Sunday, September 11, 2011

600. Microchip details must be given to the AVA as from Sep 1, 2011

I reminded Dr Vanessa and my assistant Min that microchip numbers must be recorded properly and submitted to the AVA. It is a legal requirement in the sense that the AVA is the authority licensing the vet surgery and compliance is paramount.

As a licensee, I need to be monitoring the legal aspects of vet practice. So, I had to be on my toes in ensuring that compliance is done by my two vets. The younger vets have their own personalities and culture but legal requirements of a practice, the standard of care, the duty of care must be professionally done to ensure that Toa Payoh Vets has a good reputation.

The heavy responsibility falls on the licensee who is me. Generation Y Singaporeans have grown up in an environment of abundance and behave differently from the earlier generation that grew up from the school of hard knocks.
The world has changed but that does not mean that legal compliance and professionalism should be ignored.

As for Dr Vanessa, I had explained to her a few times that the breeders are taking advantage of a breeders-win, vets-lose situation with her services. The breeder buys the microchip and she implants it for him free of charge at Toa Payoh Vets.

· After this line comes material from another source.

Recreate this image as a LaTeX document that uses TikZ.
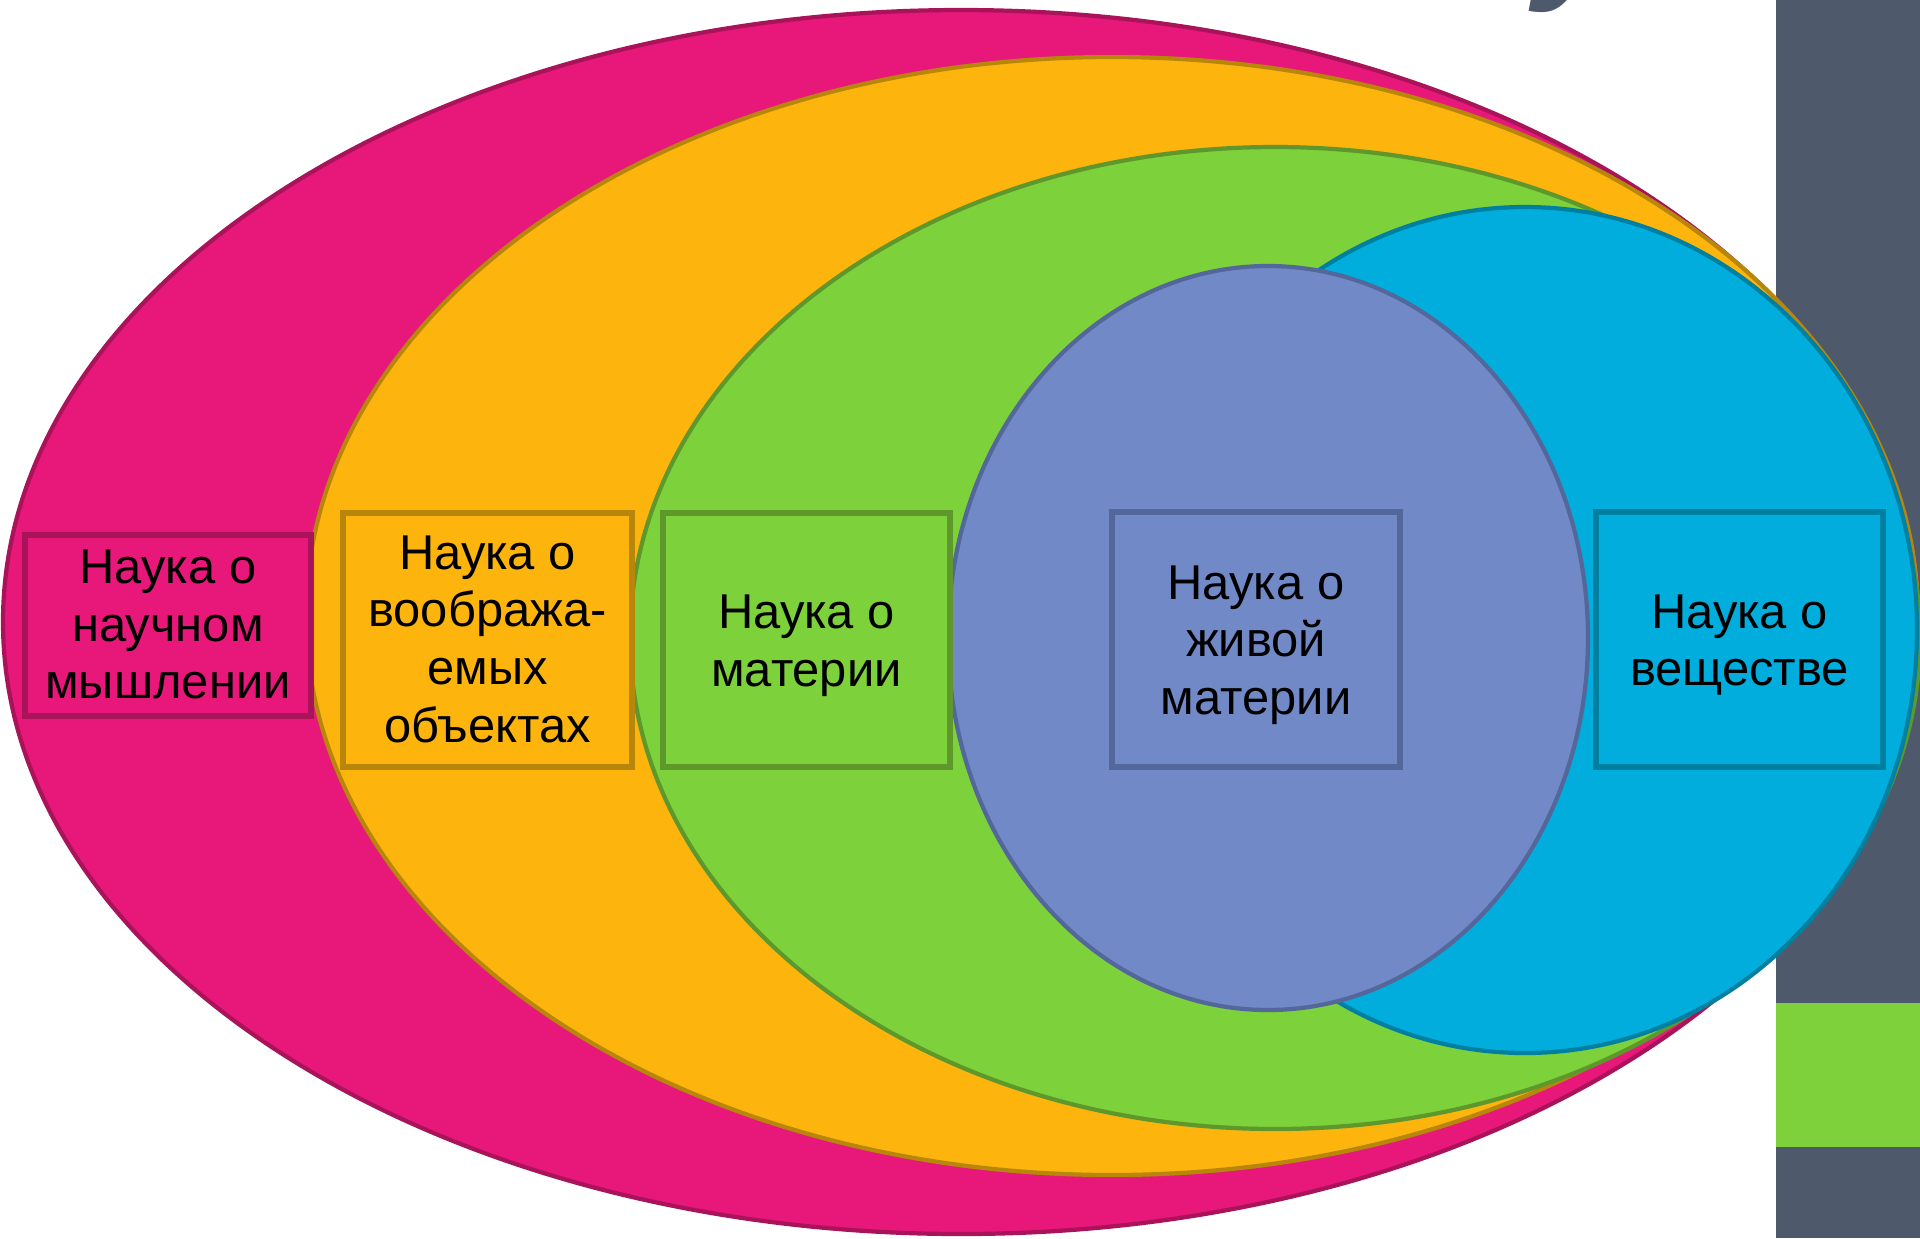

This is providing free services, in addition to below cost Caesarean section and vaccination. "A vet studies hard for 5 years and here, the breeder and pet shop operators get him or her to provide below cost services! There is something not right," I said to the breeder.

I will be monitoring breeders and pet shop operators that take advantage and get free services from my associate vets. It is just not sustainable in the long run as the practice has overheads. I had just rejected a dog breeder who brought in puppies with vomiting and diarrhoea dying from parvovirus and dictated to my vet that he should not do parvoviral test.